Em suma: um livro cheio de humor, um marco histórico na literatura mundial. 

11 comentários:

Anónimo disse...

Livro maravilhoso!!!!!!!!!!!!!
Sou devota de Gabriel Garcia Márques.
Bjs.

susemad disse...

Engraçado... Ontem terminei de ler "Os Dois Irmãos", de Germano Almeida e quando me dirigi para a minha estante de livros não lidos a minha mão inclinou-se para este de Garcia Márquez, mas depois avistei «O Vermelho e o Negro», de Stendhal e foi esse que tirei. ;)
Se até lá não mudar de ideias, pego então n'"O Outono do Patriarca", pois confesso que já tenho falta de ler este autor!

N. Martins disse...

Esse ainda não li. Quem sabe não será o próximo, já não leio Garcia Marquez há muito tempo.

NLivros disse...

Já li muitos livros de Garcia Marquez, tenho esse mas, confesso, que nunca o li, pese embora não desconfie minimamente da sua qualidade.

Aliás, conheço uma pessoa que adora Garcia Marquez e que considera o "Outono do Patriarca" um dos melhores 3 livros dele.

Unknown disse...

tons de azul, não há coincidências :) se a tua mão se inclinou para aí, tens de ler :)
A sério, sei que vais gostar.
Fátima, estás aí bem no meio da América Latina, acho que entendes bem como a caricatura do ditador faz sentido. Vocês, no Brasil até têm tido sorte no meio de tantas ditaduras... Eu também adoro Garcia MArquez.
N. Martins, o que eu acho fantástico é que Garcia MArquez tem muitos livros geniais mas há 3 que eu destaco e que são COMPLETAMENTE DIFERENTES uns dos outros: este, o Cem anos de Solidão e o Amor em Tempos de Cólera. 3 obras fantásticas que só um génio podia escrever de 3 maneiras tão diferentes.
Iceman, adorava que me soubesses responder a esta pergunta: essa pessoa não terá como os 3 melhores precisamente os 3 que eu indiquei acima?

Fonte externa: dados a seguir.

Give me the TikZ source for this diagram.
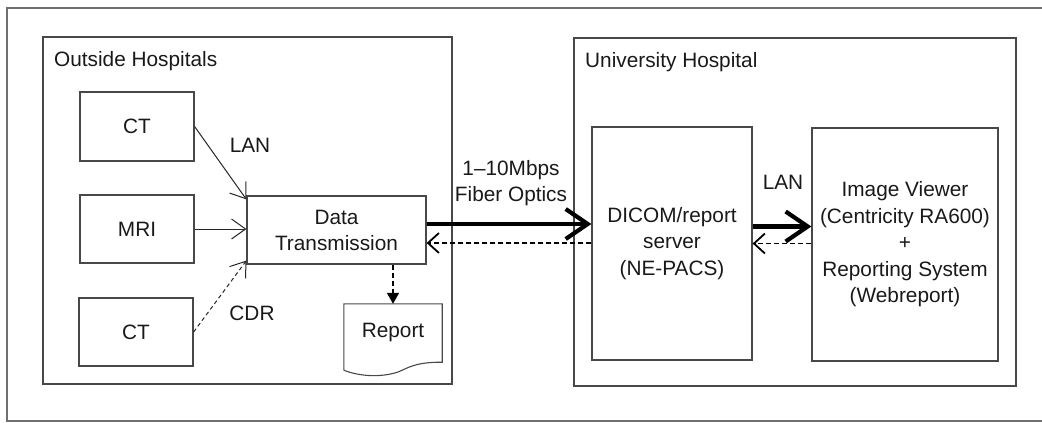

A todos os que gostam deste autor eu aconselho a sua autobiografia: Viver para Contá-la. É fantástica!

NLivros disse...

Precisamente esses três.

:)

NLivros disse...

Viver para Contá-la já li e é de facto fantástico.

Mas não era suposto ser a primeira parte da sua autobiografia? Ele não ficou de escrever a continuação?

susemad disse...

Como não li este ainda não posso dizer muito, apesar de acreditar que vá gostar. Mas para além desses outros dois que mencionas, Manuel também gosto muito da obra "Ninguém Escreve ao Coronel", que foi o primeiro que li do autor e considerei uma pequena maravilha.
E não, não há coincidências! ;)

Unknown disse...

Creio que sim, Iceman.
Acontece que ele está gravemente doente, já há bastante tempo, com cancro. Li há dias que está a fazer tratamentos em Cuba. Espero que ainda consiga terminar a auto-biografia... e não só.

Unknown disse...

Tens razão, tonsdeazul. Ninguém Escreve ao Coronel é um grande livro. Também o li quando ainda era estudante (após a extinção dos dinossauros, acho) :) Tenho de o reler.

Zenilton disse...

"A Incrível e Triste História da Cândida Eréndira e da sua Avó Desalmada" foi, aos 13 anos, a minha estreia no mundo dos livros.
Não se esqueçam de "Crônicas de uma Morte Anunciada", que tem um enredo espetacular. Talvez por ter sido um veradeiro colega da adolescência, considero este o seu livro nº 1.
Zenilton.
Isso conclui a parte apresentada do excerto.